To compensate for that, the mayor got on the phone and called the local authorizers, which were universities, and said, ‘We’d like to get some great schools to St. Louis. We’re going to open up our doors. We’re putting that “Open For Business” sign out. If I put my name on it—if it’s good enough for me—if I believe this is a school that’s high quality and meets the demand of a neighborhood, would you be willing to consider authorizing it?’
And they said yes. That was really important.
A couple [additional] things were important. We also had Greg Richmond [NACSA President & CEO] come in. This is 2006, so things were happening with NACSA. Greg came through town and he met with us and with the mayor, and—I don’t know if he’ll remember this—but probably the most important statement about this work and our success came from this statement that Greg made. He said, “It’s not about competition with the school district. This is not ‘charters are good and district schools are not.’ This is about [that] we want quality public schools. Charters are a part of this conversation, and there’s deep work, important work, in this side of the equation that does not diminish all the other wonderful work and great things happening in the district.”

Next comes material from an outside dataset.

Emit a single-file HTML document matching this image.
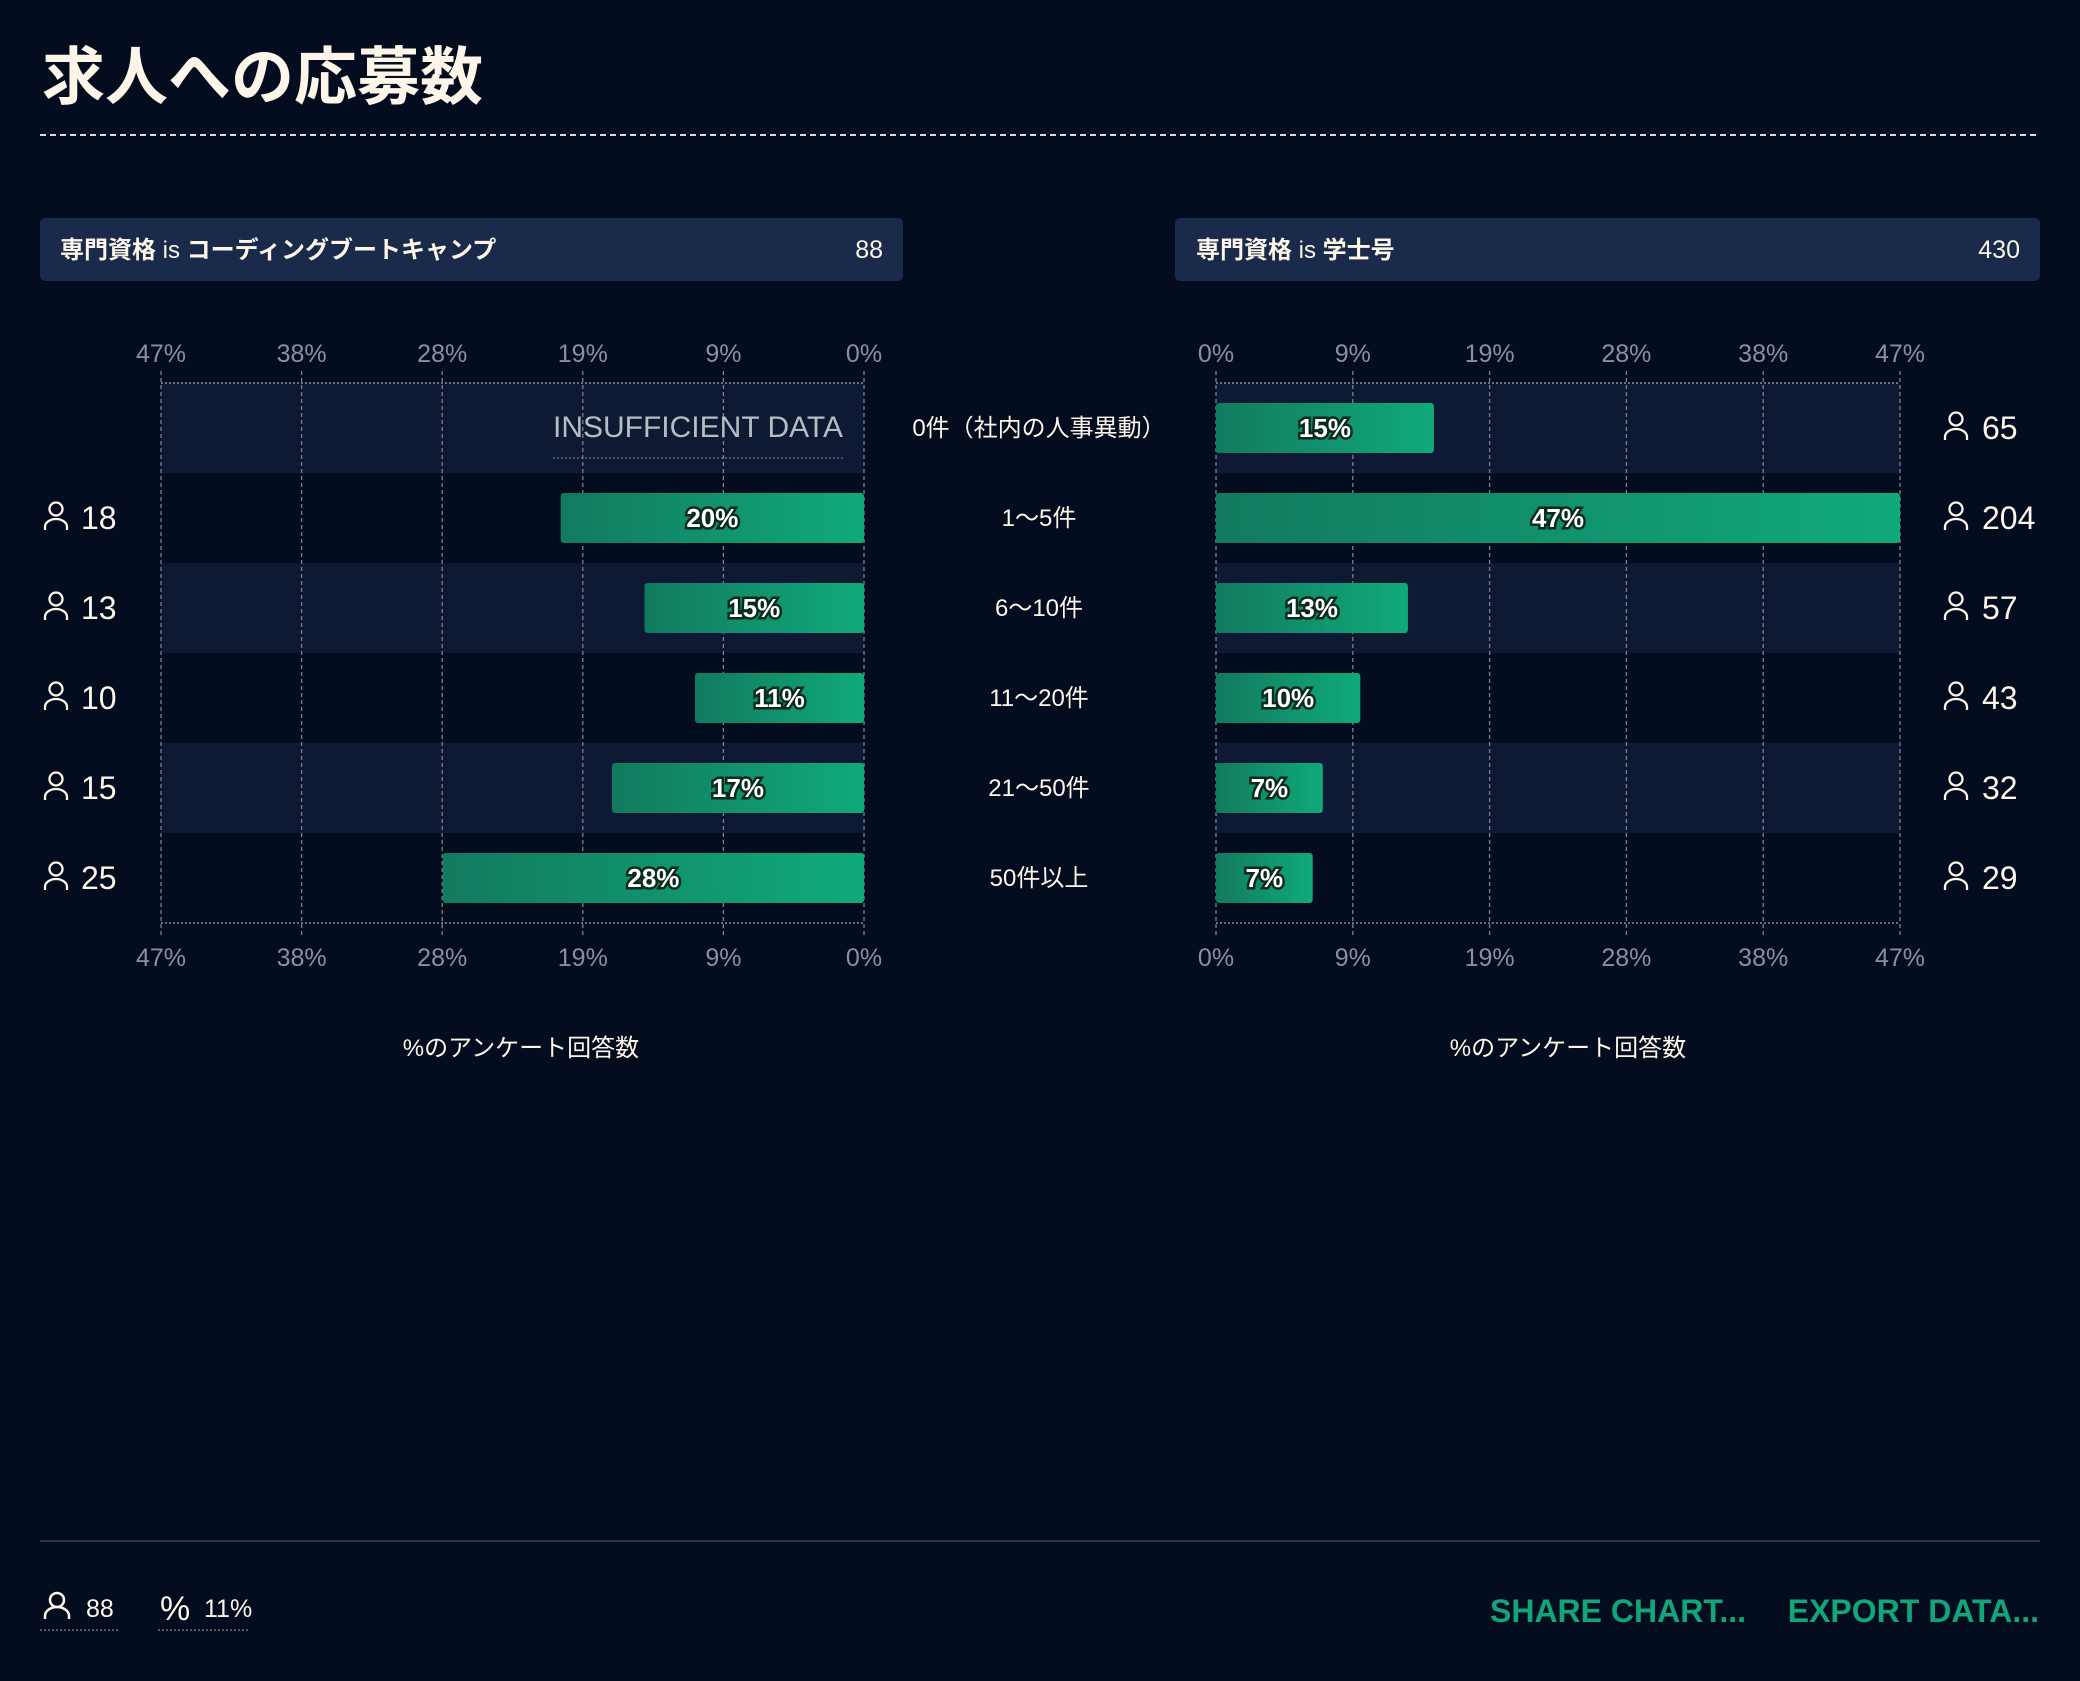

Removing the competition with district out of our vocabulary—our orientation—was incredibly helpful. It didn’t make it any easier, necessarily, to have these relationships with the district, but it was authentic for the mayor because he didn’t want that [competition], and we had just spent five years trying to make that school district better. We weren’t giving up on it. It just wasn’t its time yet, and other strategies were going to have to happen. But in the meantime, is there some way we can get good schools to kids? Yeah, let’s look at this. So Greg set that context of, ‘It’s always about quality, wherever kids can get it’ [which] really resonated with our mayor.
We also have a large private school and parochial school population, and we really didn’t want those families alienated from this conversation of quality either. It was their choice to send their children to a Catholic school or to an independent school. That’s fantastic. It should be quality as well. So that helped us set the stage for the work that we did in Missouri.